La réaction des commentateurs des services de renseignement militaire les plus optimistes à l’égard de cette réunion a été mitigée. Des frustrations persistantes ont été exprimées quant au fait que l’alliance Quad n’a toujours pas mis en œuvre de mesures plus agressives et concrètes contre la Chine, et que ses réunions intermittentes se caractérisent souvent par l’annonce d’initiatives déjà dévoilées.
La crise politique des gouvernements capitalistes à l’échelle internationale a également marqué le sommet. Biden ne sera en effet plus président des États-Unis après les élections du 5 novembre. Le Premier ministre japonais Fumio Kishida a annoncé pour sa part sa démission en août dernier.
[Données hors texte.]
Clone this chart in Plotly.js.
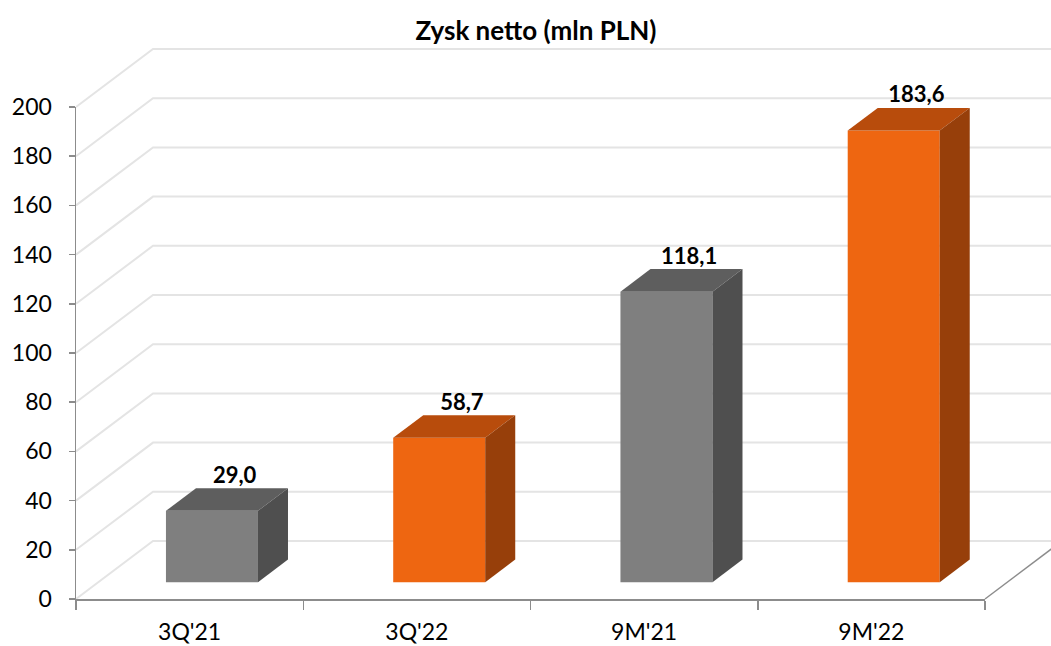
<!DOCTYPE html>
<html><head><meta charset="utf-8">
<script src="https://cdn.plot.ly/plotly-3.0.1.min.js"></script>
<style>html,body{margin:0;padding:0;background:#fff}#chart{width:1051px;height:646px}</style>
</head><body><div id="chart"></div>
<script>
// ---- data ----
const categories = ["3Q'21", "3Q'22", "9M'21", "9M'22"];
const values = [29.0, 58.7, 118.1, 183.6];
const yTicks = [0, 20, 40, 60, 80, 100, 120, 140, 160, 180, 200];
const chartTitle = 'Zysk netto (mln PLN)';

// ---- styles ----
const faceColors = ['#7f7f7f', '#ee6611', '#7f7f7f', '#ee6611'];
const topColors  = ['#5e5e5e', '#b84c0c', '#5e5e5e', '#b84c0c'];
const sideColors = ['#4f4f4f', '#973f0a', '#4f4f4f', '#973f0a'];
const FONT = 'Lato, "Open Sans", sans-serif';
const axisColor = '#8c8c8c';
const gridColor = '#e4e4e4';

// ---- geometry (pixels of the page) ----
const W = 1051, H = 646;
const fL = 76, fR = 985, fB = 599, fT = 107;       // front plot box
const xMin = -0.5, xMax = categories.length - 0.5, yMin = 0, yMax = 200;
const pxX = (fR - fL) / (xMax - xMin), pxY = (fB - fT) / (yMax - yMin);
const wallDX = 77 / pxX, wallDY = 58 / pxY;         // full depth offset in data units
const barF = 0.29, barDepth = 0.39;                 // bar position in depth
const barW = 92 / pxX;
const barShift = barF * wallDX, barBase = barF * wallDY;
const dDX = barDepth * wallDX, dDY = barDepth * wallDY;

// wall subplot box (bigger, same scale)
const wL = 60, wR = W, wB = 612, wT = 40;
const wallXRange = [xMin - (fL - wL) / pxX, xMin + (wR - fL) / pxX];
const wallYRange = [yMin - (wB - fB) / pxY, yMax + (fT - wT) / pxY];

const traces = [];

// grid lines on left wall and back wall
const gx = [], gy = [];
yTicks.forEach(t => {
  gx.push(xMin, xMin + wallDX, xMax + wallDX, null);
  gy.push(t, t + wallDY, t + wallDY, null);
});
traces.push({type:'scatter', mode:'lines', x:gx, y:gy, xaxis:'x', yaxis:'y',
  line:{color:gridColor, width:2}, hoverinfo:'skip', showlegend:false});
// floor right edge
traces.push({type:'scatter', mode:'lines', x:[xMax, xMax + wallDX], y:[yMin, yMin + wallDY],
  xaxis:'x', yaxis:'y', line:{color:axisColor, width:1.5}, hoverinfo:'skip', showlegend:false});

// bars (front faces)
traces.push({type:'bar', x:categories.map((c,i)=>i), y:values, base:barBase,
  width:barW, offset:barShift - barW/2, xaxis:'x2', yaxis:'y2',
  marker:{color:faceColors, line:{width:0}}, hoverinfo:'skip', showlegend:false});

// top and side faces
values.forEach((v, i) => {
  const x0 = i + barShift - barW/2, x1 = i + barShift + barW/2;
  const yt = barBase + v;
  traces.push({type:'scatter', mode:'lines', fill:'toself', fillcolor:topColors[i],
    x:[x0, x1, x1 + dDX, x0 + dDX, x0], y:[yt, yt, yt + dDY, yt + dDY, yt],
    line:{width:0, color:topColors[i]}, xaxis:'x2', yaxis:'y2', hoverinfo:'skip', showlegend:false});
  traces.push({type:'scatter', mode:'lines', fill:'toself', fillcolor:sideColors[i],
    x:[x1, x1, x1 + dDX, x1 + dDX, x1], y:[barBase, yt, yt + dDY, barBase + dDY, barBase],
    line:{width:0, color:sideColors[i]}, xaxis:'x2', yaxis:'y2', hoverinfo:'skip', showlegend:false});
});

// value labels
traces.push({type:'scatter', mode:'text',
  x:values.map((v,i)=> i + barShift + 0.1),
  y:values.map(v => barBase + v + dDY),
  text:values.map(v => v.toFixed(1).replace('.', ',')),
  textposition:'top center', cliponaxis:false,
  textfont:{family:FONT, size:22, color:'#000', weight:'bold'},
  xaxis:'x2', yaxis:'y2', hoverinfo:'skip', showlegend:false});

const layout = {
  width:W, height:H, autosize:false,
  margin:{l:0, r:0, t:0, b:0},
  paper_bgcolor:'#fff', plot_bgcolor:'rgba(0,0,0,0)',
  showlegend:false,
  title:{text:chartTitle, x:536/W, xanchor:'center', xref:'container',
    y:1 - 31/H, yanchor:'middle', yref:'container',
    font:{family:FONT, size:26, color:'#000', weight:'bold'}},
  xaxis:{domain:[wL/W, wR/W], range:wallXRange, anchor:'y', visible:false, fixedrange:true},
  yaxis:{domain:[1 - wB/H, 1 - wT/H], range:wallYRange, anchor:'x', visible:false, fixedrange:true},
  xaxis2:{domain:[fL/W, fR/W], range:[xMin, xMax], anchor:'y2',
    showline:true, linecolor:axisColor, linewidth:1.5, showgrid:false, zeroline:false,
    tickmode:'array', tickvals:categories.map((c,i)=>i), ticktext:categories, ticks:'',
    minor:{tickmode:'array', tickvals:categories.map((c,i)=>i - 0.5).concat([xMax]),
      ticks:'outside', ticklen:9, tickcolor:axisColor, tickwidth:1.5, showgrid:false},
    tickfont:{family:FONT, size:23, color:'#000'}, ticklabelstandoff:12, fixedrange:true},
  yaxis2:{domain:[1 - fB/H, 1 - fT/H], range:[yMin, yMax], anchor:'x2',
    showline:true, linecolor:axisColor, linewidth:1.5, showgrid:false, zeroline:false,
    tickmode:'array', tickvals:yTicks, ticks:'outside', ticklen:6, tickcolor:axisColor, tickwidth:1.5,
    tickfont:{family:FONT, size:23, color:'#000'}, ticklabelstandoff:12, fixedrange:true}
};

Plotly.newPlot('chart', traces, layout, {staticPlot:true, displayModeBar:false});
</script></body></html>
Et Albanese est confronté à des élections d’ici le mois de mai prochain, le tout dans un contexte d’hostilité massive à l’égard de son gouvernement, notamment en raison de la crise du coût de la vie et de son soutien au génocide de Gaza.
Parmi les quatre dirigeants, seule la position du président indien Narendra Modi semble plus sûre, mais cela ne fait que souligner le caractère factice des références aux «droits de l’homme» et à la «démocratie». Modi est en effet un personnage autocratique dont le règne, fondé sur le nationalisme hindou, s’accompagne d’une répression des libertés civiles et de l’assassinat d’opposants politiques à l’étranger.
Malgré cette crise politique, les dirigeants de l’alliance Quad ont souligné que le pacte se poursuivrait, même en cas d’une éventuelle présidence Trump aux États-Unis. Le pacte s’inscrit dans tout un réseau d’alliances militaires et diplomatiques dans le bassin Indo-Pacifique, dirigé par les États-Unis et visant à préparer la guerre contre la Chine.
Peu importe les bouleversements, les dirigeants insistent sur la poursuite de la guerre. C’est la seule réponse que les puissances impérialistes, entrainées par les États-Unis, peuvent apporter à la crise historique du système capitaliste mondial.